Re-asserting the doctrinal legal research methodology in the South African academy: Navigating the maze

Author: Mkhululi Nyathi

ISSN: 1996-2177
Affiliations: Senior Lecturer, School of Law, University of the Witwatersrand
Source: South African Law Journal, Volume 140 Issue 2, p. 365-386
https://doi.org/10.47348/SALJ/v140/i2a5

Abstract

With the focus in the South African higher education landscape shifting towards research output, it is imperative that law schools equip postgraduate law students with proper legal research skills for them to carry out their legal research effectively. While the doctrinal legal research methodology has always been used in legal research and is well suited for the discipline of law, it has been subjected to serious criticism for some time, with some scholars labelling it as arrogant, non-objective and lacking in academic flair.

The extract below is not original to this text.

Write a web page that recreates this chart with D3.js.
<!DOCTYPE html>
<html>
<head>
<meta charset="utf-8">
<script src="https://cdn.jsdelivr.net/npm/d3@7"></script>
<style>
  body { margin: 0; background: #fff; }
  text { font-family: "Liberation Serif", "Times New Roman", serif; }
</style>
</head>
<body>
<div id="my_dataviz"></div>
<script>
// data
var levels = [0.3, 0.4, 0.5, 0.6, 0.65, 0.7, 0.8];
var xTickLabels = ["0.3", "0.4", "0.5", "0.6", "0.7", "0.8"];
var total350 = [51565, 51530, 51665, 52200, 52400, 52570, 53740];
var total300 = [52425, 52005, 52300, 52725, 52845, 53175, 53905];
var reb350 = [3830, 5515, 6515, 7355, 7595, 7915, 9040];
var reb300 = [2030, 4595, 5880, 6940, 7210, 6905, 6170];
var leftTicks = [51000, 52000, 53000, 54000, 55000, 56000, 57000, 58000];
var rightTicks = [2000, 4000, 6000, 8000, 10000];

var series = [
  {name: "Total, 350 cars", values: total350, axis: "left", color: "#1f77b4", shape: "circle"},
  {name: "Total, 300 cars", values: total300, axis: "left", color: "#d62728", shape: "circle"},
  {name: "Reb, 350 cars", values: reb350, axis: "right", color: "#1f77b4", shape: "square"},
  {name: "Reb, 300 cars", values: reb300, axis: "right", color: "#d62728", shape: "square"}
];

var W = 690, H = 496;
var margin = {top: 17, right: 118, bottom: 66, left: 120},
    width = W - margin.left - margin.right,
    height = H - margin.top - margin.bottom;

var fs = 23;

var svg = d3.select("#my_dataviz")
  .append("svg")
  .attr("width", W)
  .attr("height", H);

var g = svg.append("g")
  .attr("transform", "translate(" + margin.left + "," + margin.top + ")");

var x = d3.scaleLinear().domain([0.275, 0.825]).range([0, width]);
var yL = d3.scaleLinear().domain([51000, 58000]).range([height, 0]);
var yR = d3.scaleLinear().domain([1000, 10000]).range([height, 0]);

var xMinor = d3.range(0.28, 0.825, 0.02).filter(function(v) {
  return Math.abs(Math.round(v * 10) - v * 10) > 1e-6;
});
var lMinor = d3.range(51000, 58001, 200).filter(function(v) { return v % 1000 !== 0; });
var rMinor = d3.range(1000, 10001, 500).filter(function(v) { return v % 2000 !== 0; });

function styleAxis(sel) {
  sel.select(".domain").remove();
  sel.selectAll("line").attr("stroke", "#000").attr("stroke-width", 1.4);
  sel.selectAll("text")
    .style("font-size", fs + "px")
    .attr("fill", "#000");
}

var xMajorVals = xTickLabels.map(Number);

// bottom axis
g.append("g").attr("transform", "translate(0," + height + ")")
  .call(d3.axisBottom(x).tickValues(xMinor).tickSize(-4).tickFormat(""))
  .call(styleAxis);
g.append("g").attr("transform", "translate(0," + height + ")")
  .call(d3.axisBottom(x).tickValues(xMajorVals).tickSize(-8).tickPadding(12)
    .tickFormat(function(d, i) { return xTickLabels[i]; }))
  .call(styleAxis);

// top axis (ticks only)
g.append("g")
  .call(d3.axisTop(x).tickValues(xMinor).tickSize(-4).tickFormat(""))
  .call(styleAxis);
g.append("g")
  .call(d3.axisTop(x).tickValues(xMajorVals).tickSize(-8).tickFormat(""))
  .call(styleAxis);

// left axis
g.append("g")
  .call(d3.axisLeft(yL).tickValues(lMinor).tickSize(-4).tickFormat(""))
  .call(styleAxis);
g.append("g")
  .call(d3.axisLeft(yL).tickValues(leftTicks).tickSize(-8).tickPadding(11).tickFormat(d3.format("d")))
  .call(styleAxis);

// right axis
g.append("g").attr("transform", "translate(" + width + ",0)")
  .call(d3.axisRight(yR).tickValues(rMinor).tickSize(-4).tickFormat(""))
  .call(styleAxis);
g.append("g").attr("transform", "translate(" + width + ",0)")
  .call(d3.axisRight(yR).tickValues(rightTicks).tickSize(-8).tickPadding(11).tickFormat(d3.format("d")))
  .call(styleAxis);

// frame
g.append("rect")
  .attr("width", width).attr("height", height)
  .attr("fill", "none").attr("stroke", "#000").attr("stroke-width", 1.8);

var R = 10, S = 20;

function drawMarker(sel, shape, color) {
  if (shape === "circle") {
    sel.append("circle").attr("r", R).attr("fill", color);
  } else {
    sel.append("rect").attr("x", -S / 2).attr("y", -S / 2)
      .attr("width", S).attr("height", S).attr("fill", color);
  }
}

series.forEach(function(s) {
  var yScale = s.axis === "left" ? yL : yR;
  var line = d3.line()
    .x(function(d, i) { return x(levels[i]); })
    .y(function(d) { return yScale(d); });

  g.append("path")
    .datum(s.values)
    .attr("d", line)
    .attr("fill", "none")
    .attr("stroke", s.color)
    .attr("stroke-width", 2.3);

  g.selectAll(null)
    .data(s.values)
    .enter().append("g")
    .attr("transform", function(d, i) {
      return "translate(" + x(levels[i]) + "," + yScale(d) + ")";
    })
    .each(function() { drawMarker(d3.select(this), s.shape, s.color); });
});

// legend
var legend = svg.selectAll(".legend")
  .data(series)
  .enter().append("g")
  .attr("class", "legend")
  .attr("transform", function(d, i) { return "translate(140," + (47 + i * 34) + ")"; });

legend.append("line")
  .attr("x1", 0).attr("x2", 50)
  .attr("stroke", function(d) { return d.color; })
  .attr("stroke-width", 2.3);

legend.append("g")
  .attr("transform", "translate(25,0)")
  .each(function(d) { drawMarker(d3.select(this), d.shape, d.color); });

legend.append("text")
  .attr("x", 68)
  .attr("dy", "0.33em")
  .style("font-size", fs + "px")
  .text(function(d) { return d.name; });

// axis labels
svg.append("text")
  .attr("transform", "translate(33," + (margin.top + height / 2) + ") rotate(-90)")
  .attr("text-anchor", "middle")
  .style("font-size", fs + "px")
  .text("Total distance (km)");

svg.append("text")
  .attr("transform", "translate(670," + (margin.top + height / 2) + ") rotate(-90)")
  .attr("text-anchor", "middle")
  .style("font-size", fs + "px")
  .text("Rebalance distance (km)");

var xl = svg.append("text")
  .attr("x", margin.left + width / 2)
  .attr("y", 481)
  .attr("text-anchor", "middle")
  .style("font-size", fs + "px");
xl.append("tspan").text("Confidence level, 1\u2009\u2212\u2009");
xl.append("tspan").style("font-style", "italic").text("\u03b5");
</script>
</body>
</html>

Those who criticise the doctrinal legal research method tend to prescribe for the discipline of law research methodologies popular in other disciplines, such as the qualitative and quantitative methodologies that are popular in the social sciences. While a legal scholar doing interdisciplinary legal research is free to use such methodologies, these methodologies may not be suitable for classical legal research. The doctrinal legal research methodology remains the most appropriate methodology for legal research, as it is concerned with solving legal problems through the legal analysis of legal norms. The sources of legal norms are internally determined by the discipline itself and cannot be identified through qualitative and quantitative research.